Material provided:
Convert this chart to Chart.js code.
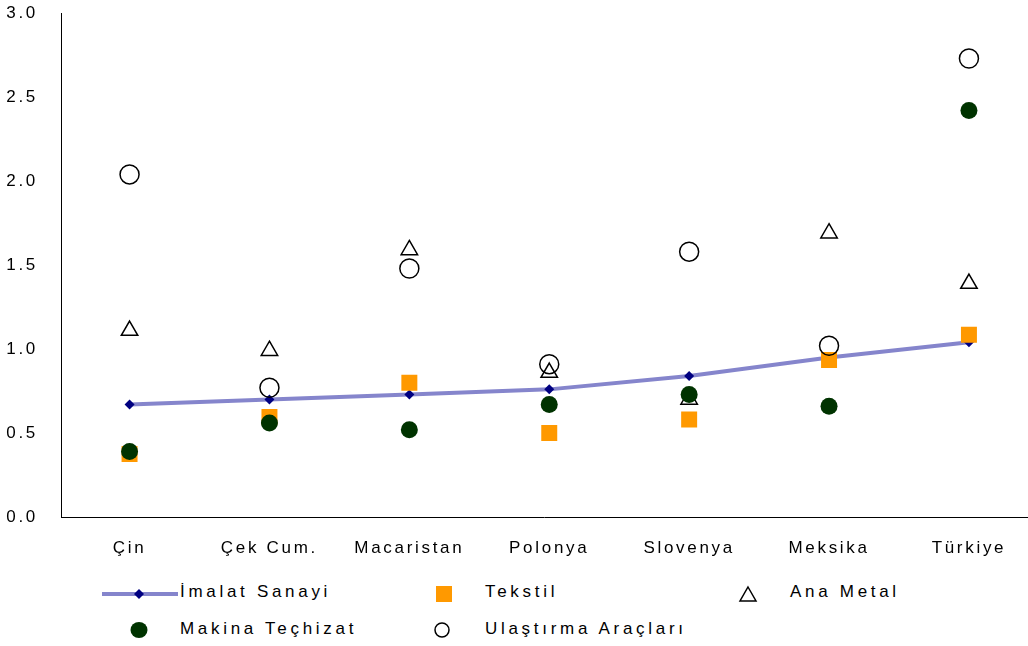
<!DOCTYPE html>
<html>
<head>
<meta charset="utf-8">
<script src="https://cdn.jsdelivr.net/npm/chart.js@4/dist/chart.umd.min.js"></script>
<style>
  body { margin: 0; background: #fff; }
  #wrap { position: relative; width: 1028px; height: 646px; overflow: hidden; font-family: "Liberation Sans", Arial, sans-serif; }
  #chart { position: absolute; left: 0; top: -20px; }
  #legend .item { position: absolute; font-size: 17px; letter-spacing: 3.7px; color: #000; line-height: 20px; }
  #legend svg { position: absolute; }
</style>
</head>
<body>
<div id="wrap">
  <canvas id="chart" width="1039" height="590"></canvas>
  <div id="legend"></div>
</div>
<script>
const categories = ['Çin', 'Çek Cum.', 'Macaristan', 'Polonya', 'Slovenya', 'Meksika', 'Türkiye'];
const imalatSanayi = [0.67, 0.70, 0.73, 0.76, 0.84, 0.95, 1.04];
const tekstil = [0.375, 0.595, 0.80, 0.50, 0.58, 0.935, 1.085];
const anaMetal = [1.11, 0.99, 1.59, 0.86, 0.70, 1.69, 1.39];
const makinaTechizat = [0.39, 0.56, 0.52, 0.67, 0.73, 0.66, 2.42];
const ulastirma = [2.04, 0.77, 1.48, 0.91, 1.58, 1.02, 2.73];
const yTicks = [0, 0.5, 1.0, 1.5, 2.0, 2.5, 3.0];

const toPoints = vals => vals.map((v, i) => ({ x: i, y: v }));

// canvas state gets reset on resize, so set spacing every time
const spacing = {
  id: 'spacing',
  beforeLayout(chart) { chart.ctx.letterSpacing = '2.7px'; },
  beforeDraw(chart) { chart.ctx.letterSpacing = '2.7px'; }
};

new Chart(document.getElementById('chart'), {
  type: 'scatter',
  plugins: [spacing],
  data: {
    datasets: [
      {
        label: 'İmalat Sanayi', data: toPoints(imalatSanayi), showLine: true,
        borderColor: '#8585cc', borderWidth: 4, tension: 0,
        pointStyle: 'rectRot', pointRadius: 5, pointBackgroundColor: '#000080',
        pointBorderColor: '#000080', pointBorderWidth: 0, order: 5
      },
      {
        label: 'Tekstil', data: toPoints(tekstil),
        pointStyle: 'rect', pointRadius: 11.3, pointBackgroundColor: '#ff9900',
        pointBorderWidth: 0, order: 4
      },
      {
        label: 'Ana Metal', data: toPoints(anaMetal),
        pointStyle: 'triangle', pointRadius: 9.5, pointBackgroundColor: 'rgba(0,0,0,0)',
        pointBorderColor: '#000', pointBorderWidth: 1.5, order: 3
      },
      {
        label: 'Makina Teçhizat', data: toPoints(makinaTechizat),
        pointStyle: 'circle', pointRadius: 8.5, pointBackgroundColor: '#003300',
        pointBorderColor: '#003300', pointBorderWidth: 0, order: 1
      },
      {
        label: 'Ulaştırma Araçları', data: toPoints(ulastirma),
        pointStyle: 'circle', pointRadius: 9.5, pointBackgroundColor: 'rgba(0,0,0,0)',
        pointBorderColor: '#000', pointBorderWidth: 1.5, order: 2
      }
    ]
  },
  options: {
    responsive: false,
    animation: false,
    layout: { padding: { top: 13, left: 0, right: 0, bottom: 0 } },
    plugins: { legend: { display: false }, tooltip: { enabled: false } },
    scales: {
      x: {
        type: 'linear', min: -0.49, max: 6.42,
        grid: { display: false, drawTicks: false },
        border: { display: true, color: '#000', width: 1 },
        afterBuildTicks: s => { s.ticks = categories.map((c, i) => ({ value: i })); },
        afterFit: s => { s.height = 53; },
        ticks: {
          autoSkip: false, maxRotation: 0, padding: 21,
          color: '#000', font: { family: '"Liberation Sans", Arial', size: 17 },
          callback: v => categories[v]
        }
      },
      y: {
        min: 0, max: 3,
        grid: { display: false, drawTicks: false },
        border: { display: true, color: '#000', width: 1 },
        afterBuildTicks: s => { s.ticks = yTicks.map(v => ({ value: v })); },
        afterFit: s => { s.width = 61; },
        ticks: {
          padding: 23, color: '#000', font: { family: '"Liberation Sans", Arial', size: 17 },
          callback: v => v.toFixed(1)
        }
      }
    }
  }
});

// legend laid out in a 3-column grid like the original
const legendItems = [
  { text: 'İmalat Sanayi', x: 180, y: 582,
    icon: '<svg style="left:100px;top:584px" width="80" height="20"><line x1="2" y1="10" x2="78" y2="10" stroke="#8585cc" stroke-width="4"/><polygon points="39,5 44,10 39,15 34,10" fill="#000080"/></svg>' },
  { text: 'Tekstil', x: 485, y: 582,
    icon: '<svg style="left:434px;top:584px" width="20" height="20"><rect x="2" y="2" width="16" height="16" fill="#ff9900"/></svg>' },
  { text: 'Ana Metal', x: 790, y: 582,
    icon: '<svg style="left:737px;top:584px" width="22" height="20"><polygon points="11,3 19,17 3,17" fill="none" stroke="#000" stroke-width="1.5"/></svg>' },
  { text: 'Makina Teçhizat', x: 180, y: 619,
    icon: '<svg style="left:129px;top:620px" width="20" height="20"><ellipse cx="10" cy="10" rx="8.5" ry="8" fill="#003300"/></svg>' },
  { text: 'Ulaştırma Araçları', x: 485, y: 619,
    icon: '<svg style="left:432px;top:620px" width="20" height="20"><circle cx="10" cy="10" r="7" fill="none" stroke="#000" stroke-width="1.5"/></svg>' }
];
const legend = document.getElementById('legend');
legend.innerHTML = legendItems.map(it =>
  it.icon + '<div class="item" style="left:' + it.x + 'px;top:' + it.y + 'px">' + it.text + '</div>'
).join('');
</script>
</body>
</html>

Direction:
Give the material again exactly as it is, but keep the pictures out.

Finished answer:
Convert this chart to Chart.js code.
<!DOCTYPE html>
<html>
<head>
<meta charset="utf-8">
<script src="https://cdn.jsdelivr.net/npm/chart.js@4/dist/chart.umd.min.js"></script>
<style>
  body { margin: 0; background: #fff; }
  #wrap { position: relative; width: 1028px; height: 646px; overflow: hidden; font-family: "Liberation Sans", Arial, sans-serif; }
  #chart { position: absolute; left: 0; top: -20px; }
  #legend .item { position: absolute; font-size: 17px; letter-spacing: 3.7px; color: #000; line-height: 20px; }
  #legend svg { position: absolute; }
</style>
</head>
<body>
<div id="wrap">
  <canvas id="chart" width="1039" height="590"></canvas>
  <div id="legend"></div>
</div>
<script>
const categories = ['Çin', 'Çek Cum.', 'Macaristan', 'Polonya', 'Slovenya', 'Meksika', 'Türkiye'];
const imalatSanayi = [0.67, 0.70, 0.73, 0.76, 0.84, 0.95, 1.04];
const tekstil = [0.375, 0.595, 0.80, 0.50, 0.58, 0.935, 1.085];
const anaMetal = [1.11, 0.99, 1.59, 0.86, 0.70, 1.69, 1.39];
const makinaTechizat = [0.39, 0.56, 0.52, 0.67, 0.73, 0.66, 2.42];
const ulastirma = [2.04, 0.77, 1.48, 0.91, 1.58, 1.02, 2.73];
const yTicks = [0, 0.5, 1.0, 1.5, 2.0, 2.5, 3.0];

const toPoints = vals => vals.map((v, i) => ({ x: i, y: v }));

// canvas state gets reset on resize, so set spacing every time
const spacing = {
  id: 'spacing',
  beforeLayout(chart) { chart.ctx.letterSpacing = '2.7px'; },
  beforeDraw(chart) { chart.ctx.letterSpacing = '2.7px'; }
};

new Chart(document.getElementById('chart'), {
  type: 'scatter',
  plugins: [spacing],
  data: {
    datasets: [
      {
        label: 'İmalat Sanayi', data: toPoints(imalatSanayi), showLine: true,
        borderColor: '#8585cc', borderWidth: 4, tension: 0,
        pointStyle: 'rectRot', pointRadius: 5, pointBackgroundColor: '#000080',
        pointBorderColor: '#000080', pointBorderWidth: 0, order: 5
      },
      {
        label: 'Tekstil', data: toPoints(tekstil),
        pointStyle: 'rect', pointRadius: 11.3, pointBackgroundColor: '#ff9900',
        pointBorderWidth: 0, order: 4
      },
      {
        label: 'Ana Metal', data: toPoints(anaMetal),
        pointStyle: 'triangle', pointRadius: 9.5, pointBackgroundColor: 'rgba(0,0,0,0)',
        pointBorderColor: '#000', pointBorderWidth: 1.5, order: 3
      },
      {
        label: 'Makina Teçhizat', data: toPoints(makinaTechizat),
        pointStyle: 'circle', pointRadius: 8.5, pointBackgroundColor: '#003300',
        pointBorderColor: '#003300', pointBorderWidth: 0, order: 1
      },
      {
        label: 'Ulaştırma Araçları', data: toPoints(ulastirma),
        pointStyle: 'circle', pointRadius: 9.5, pointBackgroundColor: 'rgba(0,0,0,0)',
        pointBorderColor: '#000', pointBorderWidth: 1.5, order: 2
      }
    ]
  },
  options: {
    responsive: false,
    animation: false,
    layout: { padding: { top: 13, left: 0, right: 0, bottom: 0 } },
    plugins: { legend: { display: false }, tooltip: { enabled: false } },
    scales: {
      x: {
        type: 'linear', min: -0.49, max: 6.42,
        grid: { display: false, drawTicks: false },
        border: { display: true, color: '#000', width: 1 },
        afterBuildTicks: s => { s.ticks = categories.map((c, i) => ({ value: i })); },
        afterFit: s => { s.height = 53; },
        ticks: {
          autoSkip: false, maxRotation: 0, padding: 21,
          color: '#000', font: { family: '"Liberation Sans", Arial', size: 17 },
          callback: v => categories[v]
        }
      },
      y: {
        min: 0, max: 3,
        grid: { display: false, drawTicks: false },
        border: { display: true, color: '#000', width: 1 },
        afterBuildTicks: s => { s.ticks = yTicks.map(v => ({ value: v })); },
        afterFit: s => { s.width = 61; },
        ticks: {
          padding: 23, color: '#000', font: { family: '"Liberation Sans", Arial', size: 17 },
          callback: v => v.toFixed(1)
        }
      }
    }
  }
});

// legend laid out in a 3-column grid like the original
const legendItems = [
  { text: 'İmalat Sanayi', x: 180, y: 582,
    icon: '<svg style="left:100px;top:584px" width="80" height="20"><line x1="2" y1="10" x2="78" y2="10" stroke="#8585cc" stroke-width="4"/><polygon points="39,5 44,10 39,15 34,10" fill="#000080"/></svg>' },
  { text: 'Tekstil', x: 485, y: 582,
    icon: '<svg style="left:434px;top:584px" width="20" height="20"><rect x="2" y="2" width="16" height="16" fill="#ff9900"/></svg>' },
  { text: 'Ana Metal', x: 790, y: 582,
    icon: '<svg style="left:737px;top:584px" width="22" height="20"><polygon points="11,3 19,17 3,17" fill="none" stroke="#000" stroke-width="1.5"/></svg>' },
  { text: 'Makina Teçhizat', x: 180, y: 619,
    icon: '<svg style="left:129px;top:620px" width="20" height="20"><ellipse cx="10" cy="10" rx="8.5" ry="8" fill="#003300"/></svg>' },
  { text: 'Ulaştırma Araçları', x: 485, y: 619,
    icon: '<svg style="left:432px;top:620px" width="20" height="20"><circle cx="10" cy="10" r="7" fill="none" stroke="#000" stroke-width="1.5"/></svg>' }
];
const legend = document.getElementById('legend');
legend.innerHTML = legendItems.map(it =>
  it.icon + '<div class="item" style="left:' + it.x + 'px;top:' + it.y + 'px">' + it.text + '</div>'
).join('');
</script>
</body>
</html>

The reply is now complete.